** START OF Data lines **

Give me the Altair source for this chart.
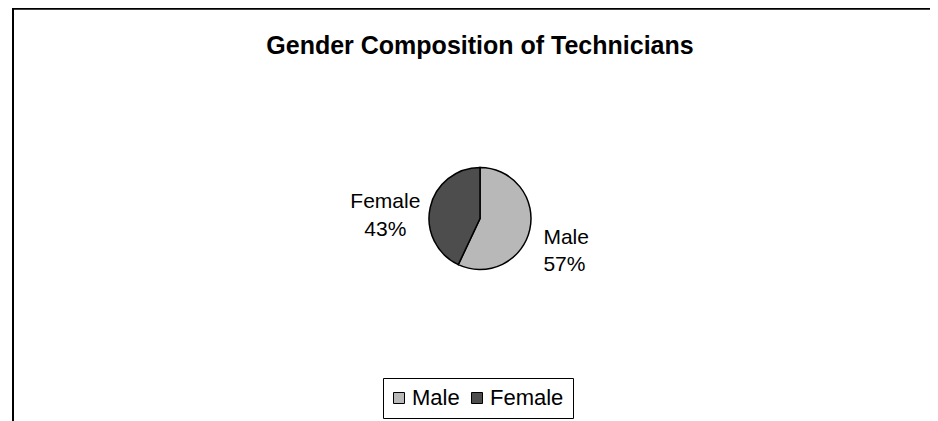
import altair as alt
import pandas as pd

# ---- data ----
genders = ["Male", "Female"]
shares = [57, 43]
colors = ["#b8b8b8", "#4d4d4d"]
title_text = "Gender Composition of Technicians"

df = pd.DataFrame({"gender": genders, "share": shares})

FONT = "Liberation Sans, Arial, sans-serif"

base = (
    alt.Chart(df)
    .transform_window(idx="row_number()")
    .transform_calculate(label="datum.gender + '\\n' + datum.share + '%'")
)

color_enc = alt.Color(
    "gender:N",
    sort=genders,
    scale=alt.Scale(domain=genders, range=colors),
    legend=alt.Legend(
        orient="none",
        legendX=353,
        legendY=320,
        direction="horizontal",
        title=None,
        symbolType="square",
        symbolSize=121,
        symbolStrokeColor="black",
        symbolStrokeWidth=1,
        symbolOpacity=1,
        symbolOffset=-4,
        labelFont=FONT,
        labelFontSize=22,
        labelColor="black",
        labelOffset=2,
        columnPadding=9,
        padding=9,
        strokeColor="black",
        fillColor="white",
    ),
)

theta_enc = alt.Theta("share:Q", stack=True)
order_enc = alt.Order("idx:Q")

pie = base.mark_arc(outerRadius=51, stroke="black", strokeWidth=1.5).encode(
    theta=theta_enc, color=color_enc, order=order_enc
)

female_lbl = (
    base.mark_text(
        radius=97, align="center", baseline="middle", dy=5,
        font=FONT, fontSize=21, color="black", lineBreak="\n", lineHeight=27.5,
    )
    .encode(
        theta=theta_enc,
        order=order_enc,
        text="label:N",
        opacity=alt.condition(alt.datum.gender == "Female", alt.value(1), alt.value(0)),
    )
)
male_lbl = (
    base.mark_text(
        radius=65, align="left", baseline="middle", dy=5,
        font=FONT, fontSize=21, color="black", lineBreak="\n", lineHeight=27.5,
    )
    .encode(
        theta=theta_enc,
        order=order_enc,
        text="label:N",
        opacity=alt.condition(alt.datum.gender == "Male", alt.value(1), alt.value(0)),
    )
)

top_border = base.mark_rule(color="black", strokeWidth=2).encode(
    x=alt.value(-17), x2=alt.value(910), y=alt.value(-49.5)
)
left_border = base.mark_rule(color="black", strokeWidth=2).encode(
    x=alt.value(-17), y=alt.value(-50), y2=alt.value(365)
)

chart = (
    alt.layer(pie, female_lbl, male_lbl, top_border, left_border)
    .properties(
        width=900,
        height=321,
        padding={"left": 22, "top": 50, "right": 0, "bottom": 42},
        autosize=alt.AutoSizeParams(type="none"),
        title=alt.TitleParams(
            title_text,
            anchor="middle",
            frame="group",
            baseline="alphabetic",
            offset=5,
            dy=77,
            font=FONT,
            fontSize=25,
            fontWeight="bold",
            color="black",
        ),
        background="white",
    )
    .configure_view(strokeWidth=0)
)

chart.save("out.html", embed_options={"renderer": "svg", "actions": False})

** END OF Data lines **

What this task involves: Reproduce the full material exactly, excluding the pictures.

Correct output:
Give me the Altair source for this chart.
import altair as alt
import pandas as pd

# ---- data ----
genders = ["Male", "Female"]
shares = [57, 43]
colors = ["#b8b8b8", "#4d4d4d"]
title_text = "Gender Composition of Technicians"

df = pd.DataFrame({"gender": genders, "share": shares})

FONT = "Liberation Sans, Arial, sans-serif"

base = (
    alt.Chart(df)
    .transform_window(idx="row_number()")
    .transform_calculate(label="datum.gender + '\\n' + datum.share + '%'")
)

color_enc = alt.Color(
    "gender:N",
    sort=genders,
    scale=alt.Scale(domain=genders, range=colors),
    legend=alt.Legend(
        orient="none",
        legendX=353,
        legendY=320,
        direction="horizontal",
        title=None,
        symbolType="square",
        symbolSize=121,
        symbolStrokeColor="black",
        symbolStrokeWidth=1,
        symbolOpacity=1,
        symbolOffset=-4,
        labelFont=FONT,
        labelFontSize=22,
        labelColor="black",
        labelOffset=2,
        columnPadding=9,
        padding=9,
        strokeColor="black",
        fillColor="white",
    ),
)

theta_enc = alt.Theta("share:Q", stack=True)
order_enc = alt.Order("idx:Q")

pie = base.mark_arc(outerRadius=51, stroke="black", strokeWidth=1.5).encode(
    theta=theta_enc, color=color_enc, order=order_enc
)

female_lbl = (
    base.mark_text(
        radius=97, align="center", baseline="middle", dy=5,
        font=FONT, fontSize=21, color="black", lineBreak="\n", lineHeight=27.5,
    )
    .encode(
        theta=theta_enc,
        order=order_enc,
        text="label:N",
        opacity=alt.condition(alt.datum.gender == "Female", alt.value(1), alt.value(0)),
    )
)
male_lbl = (
    base.mark_text(
        radius=65, align="left", baseline="middle", dy=5,
        font=FONT, fontSize=21, color="black", lineBreak="\n", lineHeight=27.5,
    )
    .encode(
        theta=theta_enc,
        order=order_enc,
        text="label:N",
        opacity=alt.condition(alt.datum.gender == "Male", alt.value(1), alt.value(0)),
    )
)

top_border = base.mark_rule(color="black", strokeWidth=2).encode(
    x=alt.value(-17), x2=alt.value(910), y=alt.value(-49.5)
)
left_border = base.mark_rule(color="black", strokeWidth=2).encode(
    x=alt.value(-17), y=alt.value(-50), y2=alt.value(365)
)

chart = (
    alt.layer(pie, female_lbl, male_lbl, top_border, left_border)
    .properties(
        width=900,
        height=321,
        padding={"left": 22, "top": 50, "right": 0, "bottom": 42},
        autosize=alt.AutoSizeParams(type="none"),
        title=alt.TitleParams(
            title_text,
            anchor="middle",
            frame="group",
            baseline="alphabetic",
            offset=5,
            dy=77,
            font=FONT,
            fontSize=25,
            fontWeight="bold",
            color="black",
        ),
        background="white",
    )
    .configure_view(strokeWidth=0)
)

chart.save("out.html", embed_options={"renderer": "svg", "actions": False})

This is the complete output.